Starting in the 1920s, it became a new tactic of the record
labels to take out the African American musicians, and use white musicians.
They would take black songs, and have white people singing them and arranging
them to remove it from “black culture”. They called Jazz, “Syncopated Music” to
draw attention away from the influences of African Americans in the New Orleans
style 2nd Line music. This approach to reproducing blues and jazz was
culturally acceptable to the white listeners because it was sold to them as
white music and the audiences had no reference to the creative originators—African
Americans. The acts of the record labels creating “white washed” black music is
significant in showing just how huge the divide existed between white and black
communities in America. With white audiences restricted, and forbidden to
engage in black art or with black music it is easy to see how creating a white
version of blues and jazz music made the record labels even more disgustingly
rich. This racial divide is also significant in that it exposes the main financial
artery of the exploitation of black music by the record labels. The repackaging
and reselling of black music led record labels to invest in white American
arrangers and musicians who used African American musical ideas to create
something outside of the European traditions that would be socially acceptable
to white America, and then sold it to the white American audience for outstanding
profits.
[i]n the 1920s…many white fans
probably knew jazz only through the work of white musicians. The Original
Dixieland Jazz Band (ODJB), for example, a white ensemble from New Orleans,
made the first jazz recordings in 1917 and soon inspired an array of imitators…
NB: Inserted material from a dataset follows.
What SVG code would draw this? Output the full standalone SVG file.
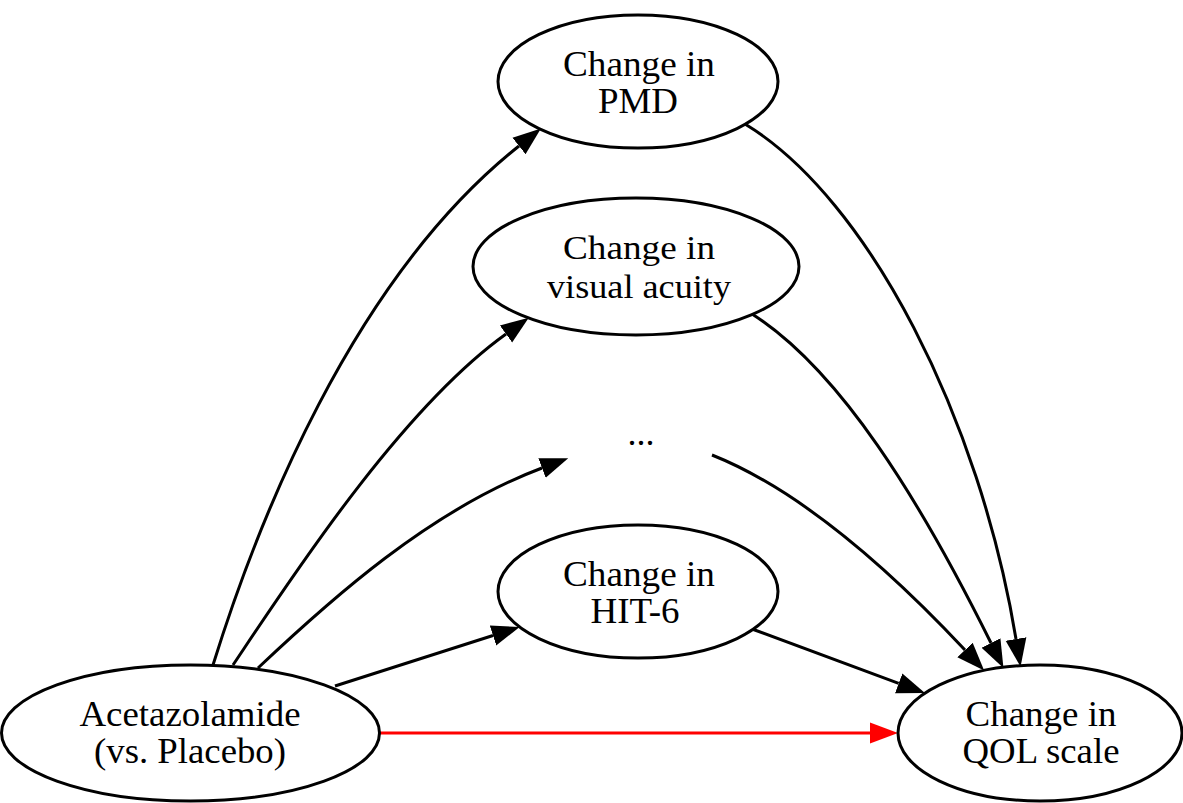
<svg xmlns="http://www.w3.org/2000/svg" width="1183" height="803" viewBox="0 0 1183 803">
<defs>
<style>
.node ellipse{fill:#fff;stroke:#000;stroke-width:3}
.node text,.lbl{font-family:"Liberation Serif","Times New Roman",serif;font-size:36px;fill:#000;text-anchor:middle}
.node text.sm{font-size:34px}
.edge{fill:none;stroke:#000;stroke-width:3}
.red{stroke:#f00}
</style>
<marker id="ah" markerUnits="userSpaceOnUse" markerWidth="30" markerHeight="24" refX="0" refY="11" orient="auto" viewBox="0 0 30 22">
<path d="M0,0.5 L28,11 L0,21.5 z" fill="#000"/>
</marker>
<marker id="ahr" markerUnits="userSpaceOnUse" markerWidth="30" markerHeight="24" refX="0" refY="11" orient="auto" viewBox="0 0 30 22">
<path d="M0,0.5 L28,11 L0,21.5 z" fill="#f00"/>
</marker>
</defs>
<rect width="1183" height="803" fill="#fff"/>
<g id="edges">
<path class="edge" marker-end="url(#ah)" d="M213,665 C255,530 350,280 519,146"/>
<path class="edge" marker-end="url(#ah)" d="M233,665 C290,580 400,410 506,334"/>
<path class="edge" marker-end="url(#ah)" d="M258,668 C330,600 430,510 542,468"/>
<path class="edge" marker-end="url(#ah)" d="M335,686 L493,635.5"/>
<path class="edge red" marker-end="url(#ahr)" d="M380,733 L870,733"/>
<path class="edge" marker-end="url(#ah)" d="M745,124 C870,200 980,420 1016,639"/>
<path class="edge" marker-end="url(#ah)" d="M752,314 C840,370 920,500 991,643"/>
<path class="edge" marker-end="url(#ah)" d="M712,455 C800,490 890,570 965,650"/>
<path class="edge" marker-end="url(#ah)" d="M752,629 L898.7,683.3"/>
</g>
<g id="node-pmd" class="node">
<ellipse cx="638" cy="81.5" rx="140" ry="66.5"/>
<text x="639" y="76" textLength="152" lengthAdjust="spacingAndGlyphs">Change in</text>
<text x="638" y="113" textLength="80" lengthAdjust="spacingAndGlyphs">PMD</text>
</g>
<g id="node-va" class="node">
<ellipse cx="636" cy="266.5" rx="163" ry="68.5"/>
<text class="sm" x="639" y="259" textLength="152" lengthAdjust="spacingAndGlyphs">Change in</text>
<text class="sm" x="639" y="298" textLength="184" lengthAdjust="spacingAndGlyphs">visual acuity</text>
</g>
<g id="node-dots" class="node">
<text x="641" y="445">...</text>
</g>
<g id="node-hit" class="node">
<ellipse cx="638" cy="591.5" rx="140" ry="66.5"/>
<text x="639" y="586" textLength="152" lengthAdjust="spacingAndGlyphs">Change in</text>
<text x="635" y="623" textLength="89" lengthAdjust="spacingAndGlyphs">HIT-6</text>
</g>
<g id="node-acet" class="node">
<ellipse cx="190.5" cy="733" rx="189" ry="68"/>
<text x="190" y="726" textLength="221" lengthAdjust="spacingAndGlyphs">Acetazolamide</text>
<text x="190" y="763" textLength="192" lengthAdjust="spacingAndGlyphs">(vs. Placebo)</text>
</g>
<g id="node-qol" class="node">
<ellipse cx="1040" cy="733" rx="142" ry="68"/>
<text x="1041" y="726" textLength="151" lengthAdjust="spacingAndGlyphs">Change in</text>
<text x="1041" y="763" textLength="157" lengthAdjust="spacingAndGlyphs">QOL scale</text>
</g>
</svg>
Some white musicians took it upon themselves to distance jazz from its African
American origins as a means of popularizing the music or securing more prestige
for it. Band leader Paul Whiteman, for example, the self-professed “King of
Jazz,” attempted to make jazz more respectable by constraining its syncopated
rhythms and tonal embellishments and fusing it with popular song and classical
music… Whiteman paid scant attention to the role of African Americans in the
development of jazz, describing the music in a press release for [a] concert as
an art form “which sprang into existence about ten years ago from nowhere in
particular.” (What Is This Thing Called
Jazz? pg 10-11).
These acts deceived the white American public, engaged and
propagated the white audiences’ sense of self-importance and superiority so
that they would never question or consider how African Americans influenced
American culture.
It is a true inspiration to know that regardless of the
poverty, social injustice and racial discrimination, that African Americans and
African American culture survived on a daily basis. Regardless of the
injustices faced by the black population, communities of African American
artists continued to develop one of the most important cultural contributions
in America, and one of the most unique and modern approaches to creating music
in the world. It is just shameful that at the time of the black cultural influence
into mainstream American culture, the African American community was never
acknowledged by American mainstream society as being the backbone to this new
cultural development and the modern American identity.